At the root of martyrdom is the Christian tradition of bearing witness, said Father Adolfo Nicolas in his homily during Mass Feb. 4 at St. Ignatius Church on the campus of the University of San Francisco.
He was at the Jesuit-run university as part of his Jan. 30-Feb. 7 visit to the Jesuits’ California province.
In his homily to a packed St. Ignatius Church on the feast day of the Jesuit martyrs of the missions, Nicolas said martyrdom itself is not something to be sought, but the lives of martyrs can provide inspiration.
Martyrdom is a fact of life in today’s Church, he said, alluding to laypeople and clergy alike who have sacrificed for their Christian faith.
He said modeling one’s life and actions on the sacrifices of martyrs requires three things: vision to take a more encompassing view; commitment to pursue faith even to the end; and love of the most needy in society as well as love for the pursuit of justice.
“Christianity is not about fanaticism; it is not about being unreasonable or being masochistic or wanting to suffer,” Nicolas said.
“Christianity is about life and love and (giving), and only then does it make sense.”
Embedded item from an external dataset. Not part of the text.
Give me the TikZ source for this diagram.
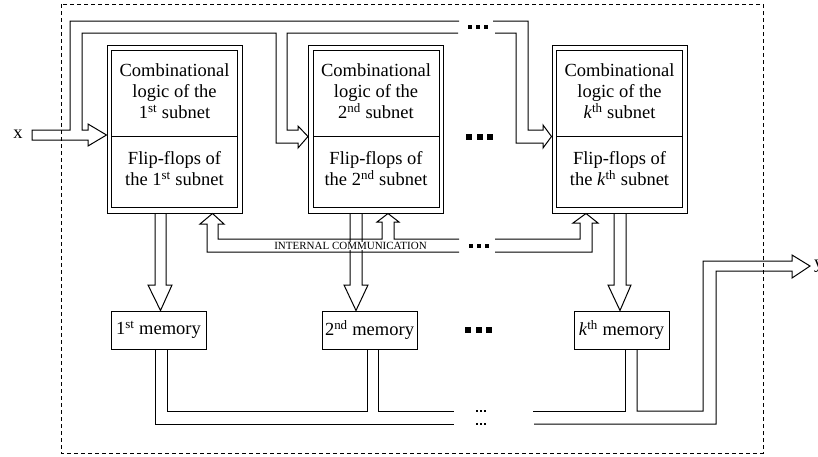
\documentclass[tikz,border=0pt]{standalone}
\usepackage{fontspec}
\setmainfont{Liberation Serif}
\usetikzlibrary{calc}
\begin{document}
\begin{tikzpicture}[x=1pt,y=-1pt,line join=miter,
  wire/.style={line width=1pt},
  frame/.style={line width=0.9pt,dash pattern=on 4pt off 3pt},
  block/.style={draw,line width=1pt,minimum width=135pt,minimum height=168pt,inner sep=0pt},
  memo/.style={draw,line width=1pt,minimum width=95pt,minimum height=38pt,inner sep=0pt,
    font=\fontsize{18.5}{21}\selectfont},
  txt/.style={align=center,inner sep=0pt,font=\fontsize{18.5}{21}\selectfont},
  bustxt/.style={inner sep=0.6pt,fill=white,font=\fontsize{11}{12}\selectfont},
  io/.style={inner sep=0pt,font=\fontsize{18.5}{21}\selectfont}
]
\useasboundingbox (0,0) rectangle (818,456);

% outer boundary of the device
\draw[frame] (61,4) rectangle (763,453);

% subnet blocks
\node[block] (b1) at (174.5,129) {};
\node[block] (b2) at (376,129) {};
\node[block] (bk) at (619.5,129) {};
\foreach \b in {b1,b2,bk}{
  \draw[wire] ($(\b.north west)+(5,6)$) rectangle ($(\b.south east)+(-5,-6)$);
  \draw[wire] ($(\b.north west)+(5,92)$) -- ($(\b.north east)+(-5,92)$);
}
\node[txt] (c1) at ($(b1.north)+(0,46.5)$) {Combinational\\logic of the\\1\textsuperscript{st} subnet};
\node[txt] (f1) at ($(b1.north)+(0,124.5)$) {Flip-flops of\\the 1\textsuperscript{st} subnet};
\node[txt] (c2) at ($(b2.north)+(0,46.5)$) {Combinational\\logic of the\\2\textsuperscript{nd} subnet};
\node[txt] (f2) at ($(b2.north)+(0,124.5)$) {Flip-flops of\\the 2\textsuperscript{nd} subnet};
\node[txt] (ck) at ($(bk.north)+(0,46.5)$) {Combinational\\logic of the\\\textit{k}\textsuperscript{th} subnet};
\node[txt] (fk) at ($(bk.north)+(0,124.5)$) {Flip-flops of\\the \textit{k}\textsuperscript{th} subnet};

% memories
\node[memo] (m1) at (158.5,330) {1\textsuperscript{st} memory};
\node[memo] (m2) at (369.5,330) {2\textsuperscript{nd} memory};
\node[memo] (mk) at (621.5,330) {\textit{k}\textsuperscript{th} memory};

% arrow tips on the blocks
\coordinate (t1) at ($(b1.west)+(0,6)$);
\coordinate (t2) at ($(b2.west)+(0,7.5)$);
\coordinate (tk) at ($(bk.west)+(0,7.5)$);

% input x and the broadcast bus over the subnets
\node[io,anchor=base] (x) at (18,138) {x};
\draw[wire] (459,21) -- (70,21) -- (70,130) -- (32,130) -- (32,140) -- (88,140) -- (88,146)
  -- (t1) -- (88,124) -- (88,130) -- (82,130) -- (82,33) -- (276,33) -- (276,143)
  -- (298,143) -- (298,148) -- (t2) -- (298,126) -- (298,130) -- (287,130) -- (287,33) -- (458,33);
\draw[wire] (493,21) -- (528,21) -- (528,130) -- (543,130) -- (543,125) -- (tk)
  -- (543,148) -- (543,143) -- (516,143) -- (516,33) -- (495,33);

% internal communication bus
\draw[wire] (459,239) -- (394,239) -- (394,222) -- (399,222) -- ($(b2.south)+(12,0)$)
  -- (377,222) -- (382,222) -- (382,239) -- (218,239) -- (218,224) -- (224,224)
  -- ($(b1.south)+(38,0)$) -- (200,224) -- (207,224) -- (207,252) -- (459,252);
\draw[wire] (495,239) -- (580,239) -- (580,223) -- (573,223) -- ($(bk.south)+(-33.5,0)$)
  -- (598,223) -- (592,223) -- (592,252) -- (495,252);

% flip-flops to memories
\draw[wire] (155,213) -- (155,285) -- (148,285) -- ($(m1.north)+(2,0)$) -- (172,285) -- (166,285) -- (166,213);
\draw[wire] (350,213) -- (350,285) -- (344,285) -- ($(m2.north)+(-13.5,0)$) -- (368,285) -- (362,285) -- (362,213);
\draw[wire] (614,213) -- (614,285) -- (608,285) -- ($(mk.north)+(-1.5,0)$) -- (631,285) -- (626,285) -- (626,213);
\node[bustxt] (ic) at (350.5,246) {INTERNAL COMMUNICATION};

% output bus
\coordinate (yo) at (810,266);
\draw[wire] (m1.south -| 155,0) -- (155,424) -- (454,424);
\draw[wire] (m1.south -| 167,0) -- (167,411) -- (367,411) -- (m2.south -| 367,0);
\draw[wire] (m2.south -| 378,0) -- (378,411) -- (454,411);
\draw[wire] (533,411) -- (625,411) -- (mk.south -| 625,0);
\draw[wire] (mk.south -| 637,0) -- (637,411) -- (703,411) -- (703,261) -- (792,261) -- (792,255)
  -- (yo) -- (792,278) -- (792,271) -- (716,271) -- (716,424) -- (534,424);
\node[io,anchor=west] (y) at ($(yo)+(4,0)$) {y};

% ellipses
\foreach \cx in {469,479.5,490}{
  \fill ($(\cx,137)+(-3,-3)$) rectangle ++(6,6);
  \fill ($(\cx-1,330)+(-3,-3)$) rectangle ++(6,6);
}
\foreach \cx in {469.5,477.5,485.5}{
  \fill ($(\cx,27)+(-2,-2)$) rectangle ++(4,4);
  \fill ($(\cx+1,246)+(-2,-2)$) rectangle ++(4,4);
}
\foreach \cx in {477,481,485}{
  \fill ($(\cx,411)+(-0.8,-0.8)$) rectangle ++(1.6,1.6);
  \fill ($(\cx,424)+(-0.8,-0.8)$) rectangle ++(1.6,1.6);
}
\end{tikzpicture}
\end{document}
At an afternoon press conference, he addressed a number of issues, including the role of Jesuit higher education in today’s world.
A Jesuit university is a place where students can think, learn and grow, whether that’s in class, in a chapel or in the community at large, he said.
“We need to give what St. Ignatius gave,” Nicolas said. “Ignatius gave heart to the whole process of learning and serving.”
The Spanish-born Nicolas was elected superior general in January 2008.
Italian Jesuits first came to California from Oregon during the 1849 gold rush. In 1909, the California province was separated from Italy’s Turin province.
Soon, the California province developed a distinct American identity and mission geared toward the needs of people living in the western United States.